🔩 ALUMINUM
Aluminum Sourcing in Baltimore, MD: Grades, Tolerances, and Local Capacity
Aluminum moves through Baltimore differently than it does in a generic metals town. The defense electronics enclosures coming out of shops near the harbor, the marine bulkheads tied to the Sparrows Point shipbuilding lineage, and the airframe brackets bound for Mid-Atlantic primes all pull on different alloy families. This page breaks down how buyers actually source aluminum here and which grades match the work.
Marine and Sheet Work: Where 5052 Earns Its Place
5052 is the alloy Baltimore's marine and sheet-fabrication work leans on. The shipbuilding history at Sparrows Point left a deep bench of fabricators who understand magnesium-bearing alloys, and 5052 is the one they reach for when a part will see saltwater spray. It forms well into the curved panels and tank walls that boatbuilders and port-equipment makers need, and it resists pitting far better than the 6000-series in a marine setting. Because 5052 is non-heat-treatable, buyers specify it by temper, usually H32 for general fabrication where some strength matters, or O temper when deep forming is the priority. A common Baltimore order pattern is 5052-H32 in 0.080 to 0.250 inch sheet for enclosures and marine panels, sheared and brake-formed in-house.
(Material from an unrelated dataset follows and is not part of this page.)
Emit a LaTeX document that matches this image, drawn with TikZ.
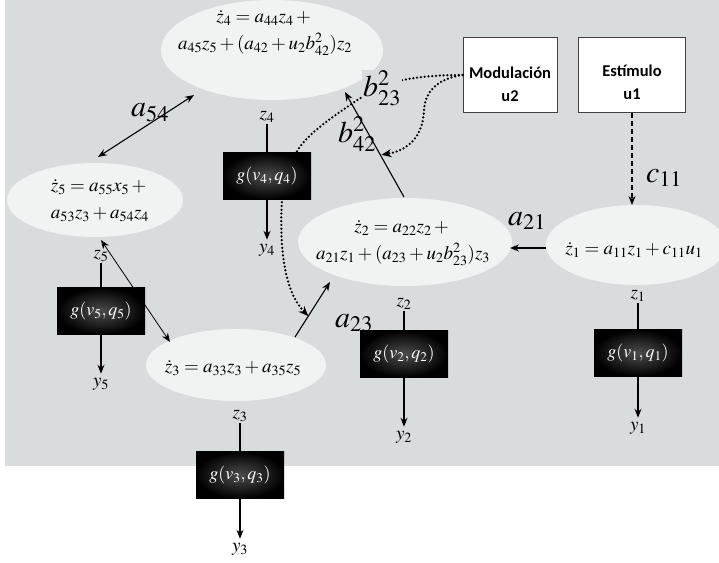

If you are sourcing here, ask about forming capacity and whether the shop runs its own brake and shear, since outsourcing those steps adds lead time.
Documentation and Traceability for Baltimore Defense Work
Aluminum bound for defense and aerospace customers in the Baltimore area almost always requires mill certs traceable to the heat lot, and ITAR-controlled programs require domestic-melt material with chain-of-custody documentation. Shops working these contracts run AS9100 quality systems and can provide first-article inspection reports (AS9102) on request. If your program is ITAR-controlled, confirm the supplier's registration and their material sourcing before you place the order. Domestic-melt 6061 and 7075 carry a premium over import material, but it is non-negotiable for many of the defense electronics and ground-support programs concentrated around the port. Buyers who get this wrong eat re-source delays measured in weeks.
Tolerances, Finishing, and Local Lead Times
Most Baltimore CNC shops hold +/- 0.005 inch as a routine machining tolerance on aluminum and can tighten to +/- 0.001 inch on bore and locating features when the print calls for it. For defense electronics enclosures, the recurring asks are flatness on sealing surfaces, position tolerance on connector cutouts, and EMI-gasket grooves held to print. Surface finish of 32 to 63 microinch Ra is standard, with bead blast plus Type II or Type III anodize being the common finishing stack. Finishing is often the schedule driver, not machining. Hard anodize (Type III) and chromate conversion (often to MIL-DTL-5541) are typically subcontracted to specialty platers in the broader Baltimore-Washington corridor, so build two to five business days into your lead time for finishing. When you request a quote on this platform, specify the finish spec up front so the shop can size the job accurately and route it correctly.